A51G-3116:
Improving Regional Climate Modeling of the North American Monsoon Through Physically Consistent Bias Corrected CCSM4 Output

Friday, 19 December 2014
Jon Meyer and Jiming Jin, Utah State University, Logan, UT, United States
Abstract:
The Weather Research and Forecasting (WRF) model was used to simulate a 32-year climatology of the North American Monsoon (NAM) using forcing data provided by 1) the Climate Forecast System Reanalysis (CFSR), and 2) the Community Climate System Model version 4 (CCSM). Systematic biases in the CCSM output such as significant dry biases in the tropics are transmitted into the WRF model through the lateral boundary conditions and degrade the performance of the model when compared to both observations and simulations forced with the CFSR dataset.

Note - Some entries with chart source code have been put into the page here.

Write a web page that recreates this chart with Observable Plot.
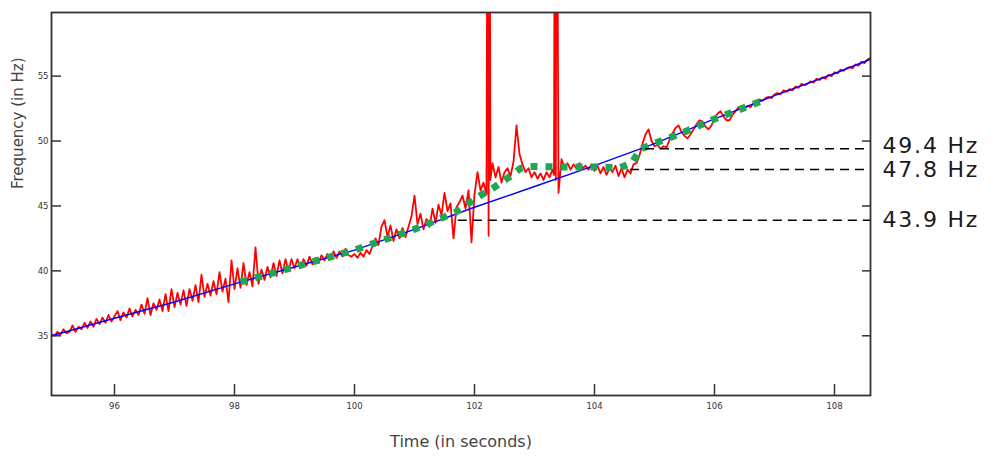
<!DOCTYPE html>
<html><head><meta charset="utf-8">
<script src="https://cdn.jsdelivr.net/npm/d3@7"></script>
<script src="https://cdn.jsdelivr.net/npm/@observablehq/plot@0.6"></script>
<style>body{margin:0;background:#fff;} #chart svg{display:block;}</style>
</head><body><div id="chart"></div>
<script>
const xTicks = [96, 98, 100, 102, 104, 106, 108];
const yTicks = [35, 40, 45, 50, 55];
const xDomain = [94.95, 108.6];
const yDomain = [30.4, 59.9];
const xLabel = "Time (in seconds)";
const yLabel = "Frequency (in Hz)";

// measured (noisy) frequency, red
const redTime = [
  94.95,95,95.05,95.1,95.15,95.2,95.25,95.3,95.35,95.4,95.45,95.5,95.55,95.6,95.65,95.7,95.75,95.8,95.85,95.9,95.95,
  96,96.05,96.1,96.15,96.2,96.25,96.3,96.35,96.4,96.45,96.5,96.55,96.6,96.65,96.7,96.75,96.8,96.85,96.9,96.95,
  97,97.05,97.1,97.15,97.2,97.25,97.3,97.35,97.4,97.45,97.5,97.55,97.6,97.65,97.7,97.75,97.8,97.85,97.9,97.95,
  98,98.05,98.1,98.15,98.2,98.25,98.3,98.35,98.4,98.45,98.5,98.55,98.6,98.65,98.7,98.75,98.8,98.85,98.9,98.95,
  99,99.05,99.1,99.15,99.2,99.25,99.3,99.35,99.4,99.45,99.5,99.55,99.6,99.65,99.7,99.75,99.8,99.85,99.9,99.95,
  100,100.05,100.1,100.15,100.2,100.25,100.3,100.35,100.4,100.45,100.5,100.55,100.6,100.65,100.7,100.75,100.8,100.85,100.9,100.95,
  101,101.05,101.1,101.15,101.2,101.25,101.3,101.35,101.4,101.45,101.5,101.55,101.6,101.65,101.7,101.75,101.8,101.85,101.9,101.95,
  102,102.05,102.1,102.15,102.2,102.22,102.235,102.25,102.265,102.3,102.35,102.4,102.45,102.5,102.55,102.6,102.65,102.7,102.75,102.8,102.85,102.9,102.95,
  103,103.05,103.1,103.15,103.2,103.25,103.3,103.325,103.34,103.355,103.37,103.4,103.45,103.5,103.55,103.6,103.65,103.7,103.75,103.8,103.85,103.9,103.95,
  104,104.05,104.1,104.15,104.2,104.25,104.3,104.35,104.4,104.45,104.5,104.55,104.6,104.65,104.7,104.75,104.8,104.85,104.9,104.95,
  105,105.05,105.1,105.15,105.2,105.25,105.3,105.35,105.4,105.45,105.5,105.55,105.6,105.65,105.7,105.75,105.8,105.85,105.9,105.95,
  106,106.05,106.1,106.15,106.2,106.25,106.3,106.35,106.4,106.45,106.5,106.55,106.6,106.65,106.7,106.75,106.8,106.85,106.9,106.95,
  107,107.05,107.1,107.15,107.2,107.25,107.3,107.35,107.4,107.45,107.5,107.55,107.6,107.65,107.7,107.75,107.8,107.85,107.9,107.95,
  108,108.05,108.1,108.15,108.2,108.25,108.3,108.35,108.4,108.45,108.5,108.55,108.6
];
const redFreq = [
  35.1,35.0,35.3,35.1,35.5,35.2,35.3,35.8,35.3,35.7,35.5,36.0,35.6,36.1,35.7,36.3,35.9,36.4,36.0,36.6,36.1,
  36.5,36.9,36.2,36.8,36.4,37.1,36.5,37.0,36.6,37.4,36.7,37.9,36.6,37.5,37.0,37.8,36.9,38.2,36.9,38.6,
  37.2,38.3,37.4,38.5,37.3,38.6,37.7,38.9,37.6,39.7,38.0,39.0,38.1,39.2,38.2,39.9,38.4,39.4,37.6,40.8,
  38.6,40.2,38.7,40.6,38.9,39.9,38.8,41.8,39.0,40.1,39.3,40.3,39.5,40.6,39.6,40.8,39.8,40.9,40.0,40.9,
  40.2,40.9,40.2,40.9,40.4,41.1,40.5,41.0,40.6,41.2,40.8,41.3,40.9,41.5,41.0,41.5,41.1,41.7,41.2,41.1,
  41.3,41.0,41.4,41.1,41.6,41.3,41.9,42.5,42.0,43.4,43.9,42.6,43.5,42.3,43.2,42.5,43.3,42.6,43.4,44.2,
  45.8,43.6,44.4,43.2,44.0,43.4,44.8,43.7,45.1,44.3,46.0,44.6,45.2,42.5,44.9,45.3,45.8,44.8,46.2,42.2,
  45.9,47.6,46.2,46.8,45.9,80,42.7,80,47.0,48.3,47.2,48.0,46.8,47.6,47.9,47.3,48.4,51.2,49.0,48.2,47.6,47.9,47.2,
  47.6,47.1,47.5,47.0,47.6,47.2,47.8,47.4,80,47.0,80,46.0,48.6,47.9,48.3,47.8,48.2,47.9,48.3,47.9,48.1,47.8,48.2,
  47.7,48.1,47.5,48.0,47.4,47.9,47.6,48.1,47.3,47.9,47.2,47.8,47.5,48.2,48.3,48.9,49.8,50.5,50.9,50.0,
  49.6,49.7,49.4,49.6,49.5,50.1,50.6,51.0,51.2,50.7,50.4,50.2,50.5,50.9,51.3,51.6,51.5,51.1,50.9,51.2,
  51.7,52.1,52.3,51.9,51.6,51.6,52.0,52.3,52.6,52.4,52.5,52.7,52.6,52.9,53.0,53.2,53.1,53.3,53.4,53.3,
  53.6,53.7,53.6,53.9,53.8,54.0,53.9,54.2,54.1,54.4,54.3,54.4,54.6,54.5,54.8,54.7,54.9,54.8,55.1,55.0,
  55.3,55.2,55.5,55.4,55.6,55.7,55.6,55.9,55.8,56.1,56.0,56.3,56.4
];

// sweep (expected) frequency, blue
const blueTime = [94.95, 96, 97, 98, 99, 100, 101, 102, 103, 104, 105, 106, 107, 108, 108.6];
const blueFreq = [35.0, 36.35, 37.6, 39.0, 40.3, 41.6, 43.2, 44.9, 46.5, 48.1, 49.8, 51.7, 53.5, 55.2, 56.3];

// tracked frequency, green dotted
const greenTime = [98.1, 99, 100, 101, 101.68, 101.93, 102.13, 102.35, 102.57, 102.77, 102.9, 103.5, 104, 104.43, 104.62, 104.77, 105.05, 105.5, 106, 106.8];
const greenFreq = [39.15, 40.3, 41.6, 43.2, 44.5, 45.3, 45.9, 46.5, 47.2, 47.9, 48.05, 48.0, 48.0, 47.95, 48.3, 49.4, 49.9, 50.7, 51.7, 53.1];

// annotated levels
const levelFreq = [49.4, 47.8, 43.9];
const levelStart = [104.85, 104.6, 101.73];
const levelShift = [-2.5, 0.5, 0];

const red = redTime.map((t, i) => ({t, f: redFreq[i]}));
const blue = blueTime.map((t, i) => ({t, f: blueFreq[i]}));
const green = greenTime.map((t, i) => ({t, f: greenFreq[i]}));
const levels = levelFreq.map((f, i) => ({f, start: levelStart[i], shift: levelShift[i]}));

const W = 992, H = 457, mL = 51, mR = 122, mT = 12, mB = 62;
const frameW = W - mL - mR, frameH = H - mT - mB;

const labelMarks = levels.map(d =>
  Plot.text([d], {y: "f", text: v => `${v.f} Hz`, frameAnchor: "right", textAnchor: "start", dx: 12, dy: d.shift, fontSize: 22, fill: "#1a1a1a"})
);

const plot = Plot.plot({
  width: W, height: H,
  marginLeft: mL, marginRight: mR, marginTop: mT, marginBottom: mB,
  style: {fontFamily: "'DejaVu Sans', Verdana, sans-serif", fontSize: "8.5px", color: "#333", background: "#fff", overflow: "visible"},
  x: {domain: xDomain},
  y: {domain: yDomain},
  marks: [
    Plot.line(red, {x: "t", y: "f", stroke: "#ff0000", strokeWidth: 1.8, clip: true}),
    Plot.line(blue, {x: "t", y: "f", stroke: "#0000ff", strokeWidth: 1.4}),
    Plot.line(green, {x: "t", y: "f", stroke: "#21a653", strokeWidth: 7, strokeDasharray: "7,8", strokeLinecap: "butt", strokeLinejoin: "miter"}),
    Plot.ruleY(levels, {y: "f", x1: "start", x2: () => xDomain[1], stroke: "#000", strokeWidth: 1.5, strokeDasharray: "9,6"}),
    ...labelMarks,
    Plot.tickX(xTicks, {x: d => d, stroke: "#333", strokeWidth: 1.5, insetTop: frameH - 11}),
    Plot.tickY(yTicks, {y: d => d, stroke: "#333", strokeWidth: 1.5, insetRight: frameW - 10}),
    Plot.tickY(yTicks, {y: d => d, stroke: "#333", strokeWidth: 1.5, insetLeft: frameW - 8}),
    Plot.axisX(xTicks, {tickSize: 0, tickPadding: 7, label: null, fill: "#333"}),
    Plot.axisY(yTicks, {tickSize: 0, tickPadding: 3, label: null, fill: "#333"}),
    Plot.frame({stroke: "#333", strokeWidth: 1.8}),
    Plot.text([xLabel], {frameAnchor: "bottom", dy: 51, fontSize: 16, fill: "#444"}),
    Plot.text([yLabel], {frameAnchor: "left", dx: -33, dy: -15, rotate: -90, fontSize: 15, fill: "#444"})
  ]
});

d3.select(plot).selectAll("text").filter(function() { return / Hz$/.test(this.textContent) && !/\(/.test(this.textContent); })
  .style("letter-spacing", "1.8px");
document.getElementById("chart").appendChild(plot);
</script>
</body></html>
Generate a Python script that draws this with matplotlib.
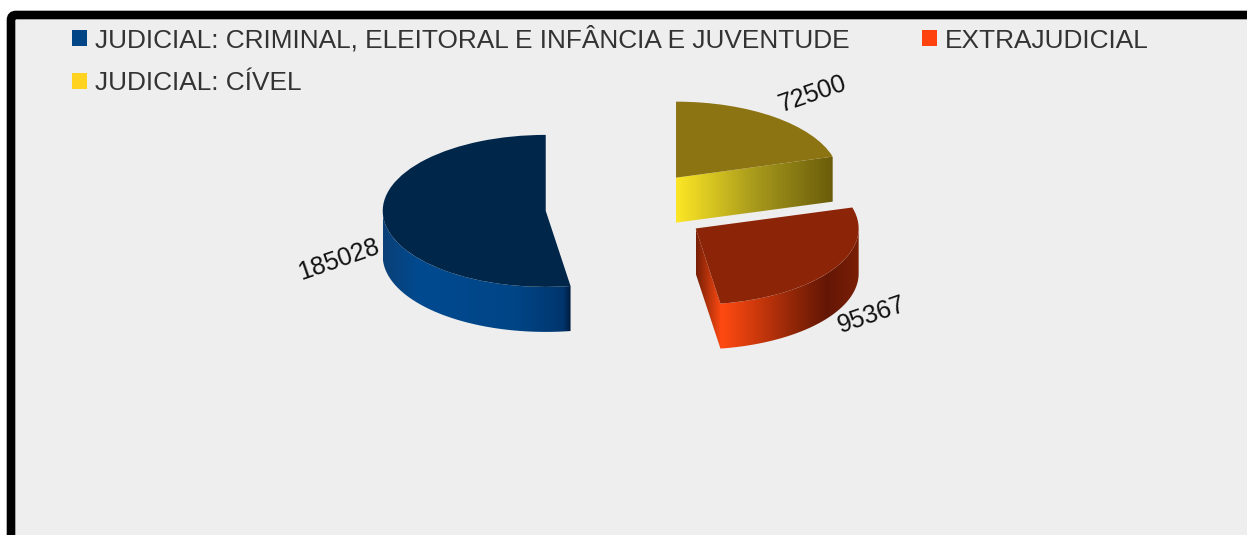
import numpy as np
import matplotlib
matplotlib.use('Agg')
import matplotlib.pyplot as plt
from matplotlib.patches import FancyBboxPatch, Patch, PathPatch
from matplotlib.path import Path
from matplotlib.colors import to_rgb
from matplotlib.transforms import Affine2D

plt.rcParams['font.family'] = ['Liberation Sans', 'DejaVu Sans']

W, H = 1247, 535

# pie data, clockwise from 12 o'clock
categories = ['JUDICIAL: CÍVEL', 'EXTRAJUDICIAL', 'JUDICIAL: CRIMINAL, ELEITORAL E INFÂNCIA E JUVENTUDE']
values = [72500, 95367, 185028]
explode = [0.5, 0.5, 0.5]
base_colors = ['#ffd320', '#ff420e', '#004586']
top_colors = ['#8c7412', '#8c2408', '#00264a']

# horizontal shading of the slice walls, left to right (position 0-1, colour)
wall_shades = [
    [(0, '#fde725'), (0.5, '#a89a1c'), (1, '#6a5c0a')],
    [(0, '#761f06'), (0.155, '#ff4a12'), (0.35, '#d23a0c'), (0.6, '#8f2607'), (0.8, '#641605'), (1, '#7a2006')],
    [(0, '#0b4078'), (0.2, '#004a90'), (0.7, '#004586'), (0.9, '#003a74'), (0.96, '#00356c'), (1, '#001c3e')],
]

# label anchor in pixels from the top left corner
label_xy = [(813, 94), (872, 315), (339, 260)]

# pixel sizes of the pie on the page
radius_x, radius_y = 163, 76
centre_x, centre_y = 627, 208
depth = 45 / radius_y

fig = plt.figure(figsize=(W / 100, H / 100), dpi=100, facecolor='white')
ax = fig.add_axes([0, 0, 1, 1])
px = Affine2D().scale(1, -1).translate(0, H)

wedges, _ = ax.pie(values, explode=explode, colors=top_colors, startangle=90, counterclock=False, radius=1)
xlim = (-centre_x / radius_x, (W - centre_x) / radius_x)
ylim = ((centre_y - H) / radius_y, centre_y / radius_y)


def shade_image(stops, n=256):
    pos = [s[0] for s in stops]
    rgb = np.array([to_rgb(s[1]) for s in stops])
    t = np.linspace(0, 1, n)
    return np.stack([np.interp(t, pos, rgb[:, i]) for i in range(3)], axis=1)[np.newaxis, :, :]


def wall_polys(w):
    # front facing wall pieces of one slice, as closed outlines
    cx, cy = w.center
    polys = []
    lo, hi = max(w.theta1, -180), min(w.theta2, 0)
    if lo < hi:
        t = np.radians(np.linspace(lo, hi, 120))
        x, y = cx + np.cos(t), cy + np.sin(t)
        polys.append(np.r_[np.c_[x, y], np.c_[x[::-1], y[::-1] - depth]])
    for ang, side in ((w.theta1, -90), (w.theta2, 90)):
        if np.sin(np.radians(ang + side)) < -1e-6:
            ex, ey = cx + np.cos(np.radians(ang)), cy + np.sin(np.radians(ang))
            polys.append(np.array([(cx, cy), (ex, ey), (ex, ey - depth), (cx, cy - depth)]))
    return polys


# background panel with the thick black edge running off the page
panel = FancyBboxPatch((11, 15), W + 100, H + 100, boxstyle='round,pad=0,rounding_size=5',
                       transform=px, facecolor='#eeeeee', edgecolor='black', linewidth=6.2,
                       clip_on=False, zorder=0)
ax.add_patch(panel)

for w, stops in zip(wedges, wall_shades):
    w.set_zorder(3)
    polys = wall_polys(w)
    x0 = min(p[:, 0].min() for p in polys)
    x1 = max(p[:, 0].max() for p in polys)
    y0 = min(p[:, 1].min() for p in polys)
    y1 = max(p[:, 1].max() for p in polys)
    verts, codes = [], []
    for p in polys:
        verts += list(p) + [p[0]]
        codes += [Path.MOVETO] + [Path.LINETO] * (len(p) - 1) + [Path.CLOSEPOLY]
    clip = PathPatch(Path(verts, codes), transform=ax.transData, facecolor='none', edgecolor='none')
    ax.add_patch(clip)
    im = ax.imshow(shade_image(stops), extent=(x0, x1, y0, y1), aspect='auto', zorder=2, interpolation='bilinear')
    im.set_clip_path(clip)

ax.set_aspect('auto')
ax.set_xlim(xlim)
ax.set_ylim(ylim)
ax.axis('off')

for val, (x, y) in zip(values, label_xy):
    ax.text(x, y, str(val), transform=px, rotation=19, rotation_mode='anchor', ha='center', va='center',
            fontsize=18.2, color='#111111', zorder=5)

# legend fills column by column
order = [2, 0, 1]
handles = [Patch(facecolor=base_colors[i], edgecolor='none') for i in order]
labels = [categories[i] for i in order]
leg = ax.legend(handles, labels, ncol=2, loc='upper left', bbox_to_anchor=(72 / W, 1 - 26 / H),
                bbox_transform=fig.transFigure, frameon=False, fontsize=18.93, labelcolor='#333333',
                handlelength=0.58, handleheight=0.58, handletextpad=0.3, columnspacing=2.75,
                labelspacing=0.72, borderpad=0, borderaxespad=0)
leg.set_zorder(6)

fig.savefig('out.png', dpi=100, facecolor='white')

To improve the ability of CCSM output to appropriately prescribe the NAM, we introduce a process using simple linear regression and the CFSR dataset to perform a mean bias correction that also maintains the physical dependencies across variables. A third NAM climatology was simulated using this bias corrected CCSM output, which showed marked improvement to the NAM precipitation, most notably in the Mexican core of the NAM. Additionally, the climatology of NAM evolutionary characteristics (i.e. onset, intensity, decay) are much better represented in the bias corrected CCSM WRF model than in the original CCSM WRF model, and closely resemble the CFSR simulations. NAM precipitation simulated by each of the three forcing datasets show the bias corrected CCSM simulations produce the most consistent trends when compared to observations, providing confidence for future projections of the NAM.